= WHAT TO DO =
Retype each line exactly. Skip images.
--- Start STORED DATA ---
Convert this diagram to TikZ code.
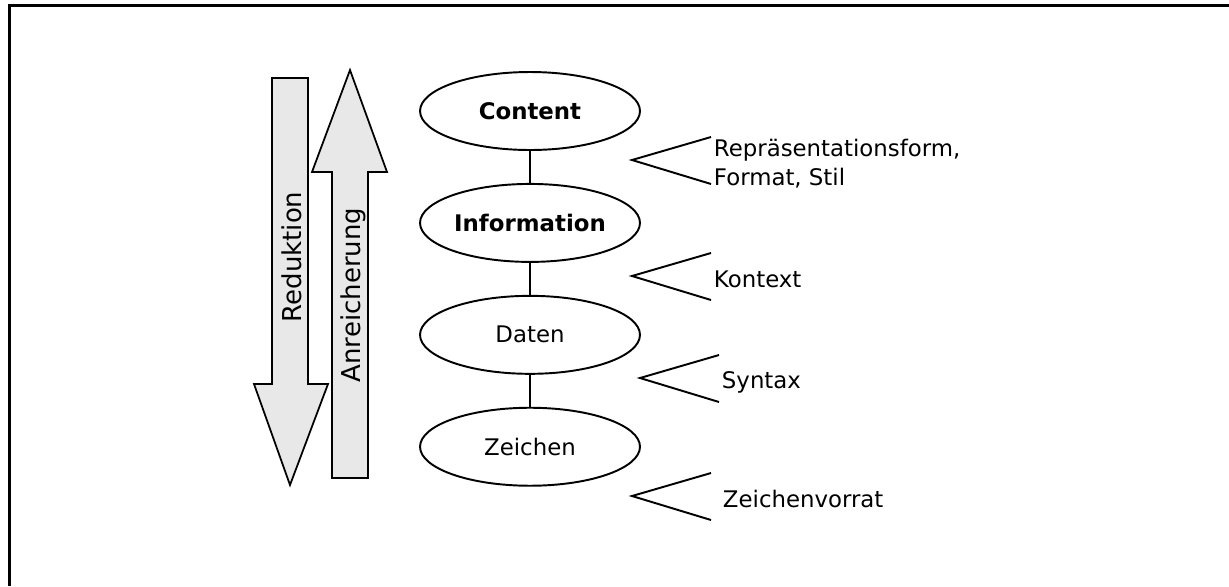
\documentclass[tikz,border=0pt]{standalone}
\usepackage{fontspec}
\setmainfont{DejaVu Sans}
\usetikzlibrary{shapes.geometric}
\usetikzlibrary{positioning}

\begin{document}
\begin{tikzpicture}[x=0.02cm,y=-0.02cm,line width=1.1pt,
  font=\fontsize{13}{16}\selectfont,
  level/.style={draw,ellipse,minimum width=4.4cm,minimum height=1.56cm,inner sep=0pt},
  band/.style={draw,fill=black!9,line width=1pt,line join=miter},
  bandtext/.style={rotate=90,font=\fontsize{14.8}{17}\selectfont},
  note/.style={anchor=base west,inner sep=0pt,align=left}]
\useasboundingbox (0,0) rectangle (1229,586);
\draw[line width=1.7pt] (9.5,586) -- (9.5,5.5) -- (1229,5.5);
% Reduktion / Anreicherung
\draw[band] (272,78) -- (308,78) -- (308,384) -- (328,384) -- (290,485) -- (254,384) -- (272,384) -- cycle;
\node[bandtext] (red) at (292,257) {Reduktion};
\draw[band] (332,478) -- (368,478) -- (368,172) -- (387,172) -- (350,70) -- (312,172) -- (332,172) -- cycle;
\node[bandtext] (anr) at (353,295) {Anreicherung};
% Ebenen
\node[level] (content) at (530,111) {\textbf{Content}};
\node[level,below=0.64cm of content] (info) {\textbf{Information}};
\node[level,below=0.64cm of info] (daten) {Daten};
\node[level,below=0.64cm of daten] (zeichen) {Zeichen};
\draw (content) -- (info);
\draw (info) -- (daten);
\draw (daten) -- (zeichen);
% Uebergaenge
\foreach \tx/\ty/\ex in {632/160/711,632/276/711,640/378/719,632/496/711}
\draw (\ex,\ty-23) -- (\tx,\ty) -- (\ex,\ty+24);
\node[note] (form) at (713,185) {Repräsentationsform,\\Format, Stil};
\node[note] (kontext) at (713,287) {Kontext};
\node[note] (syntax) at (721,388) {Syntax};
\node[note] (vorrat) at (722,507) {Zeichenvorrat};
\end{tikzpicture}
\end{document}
--- End STORED DATA ---
= ANSWER TO THIS TASK =
Convert this diagram to TikZ code.
\documentclass[tikz,border=0pt]{standalone}
\usepackage{fontspec}
\setmainfont{DejaVu Sans}
\usetikzlibrary{shapes.geometric}
\usetikzlibrary{positioning}

\begin{document}
\begin{tikzpicture}[x=0.02cm,y=-0.02cm,line width=1.1pt,
  font=\fontsize{13}{16}\selectfont,
  level/.style={draw,ellipse,minimum width=4.4cm,minimum height=1.56cm,inner sep=0pt},
  band/.style={draw,fill=black!9,line width=1pt,line join=miter},
  bandtext/.style={rotate=90,font=\fontsize{14.8}{17}\selectfont},
  note/.style={anchor=base west,inner sep=0pt,align=left}]
\useasboundingbox (0,0) rectangle (1229,586);
\draw[line width=1.7pt] (9.5,586) -- (9.5,5.5) -- (1229,5.5);
% Reduktion / Anreicherung
\draw[band] (272,78) -- (308,78) -- (308,384) -- (328,384) -- (290,485) -- (254,384) -- (272,384) -- cycle;
\node[bandtext] (red) at (292,257) {Reduktion};
\draw[band] (332,478) -- (368,478) -- (368,172) -- (387,172) -- (350,70) -- (312,172) -- (332,172) -- cycle;
\node[bandtext] (anr) at (353,295) {Anreicherung};
% Ebenen
\node[level] (content) at (530,111) {\textbf{Content}};
\node[level,below=0.64cm of content] (info) {\textbf{Information}};
\node[level,below=0.64cm of info] (daten) {Daten};
\node[level,below=0.64cm of daten] (zeichen) {Zeichen};
\draw (content) -- (info);
\draw (info) -- (daten);
\draw (daten) -- (zeichen);
% Uebergaenge
\foreach \tx/\ty/\ex in {632/160/711,632/276/711,640/378/719,632/496/711}
\draw (\ex,\ty-23) -- (\tx,\ty) -- (\ex,\ty+24);
\node[note] (form) at (713,185) {Repräsentationsform,\\Format, Stil};
\node[note] (kontext) at (713,287) {Kontext};
\node[note] (syntax) at (721,388) {Syntax};
\node[note] (vorrat) at (722,507) {Zeichenvorrat};
\end{tikzpicture}
\end{document}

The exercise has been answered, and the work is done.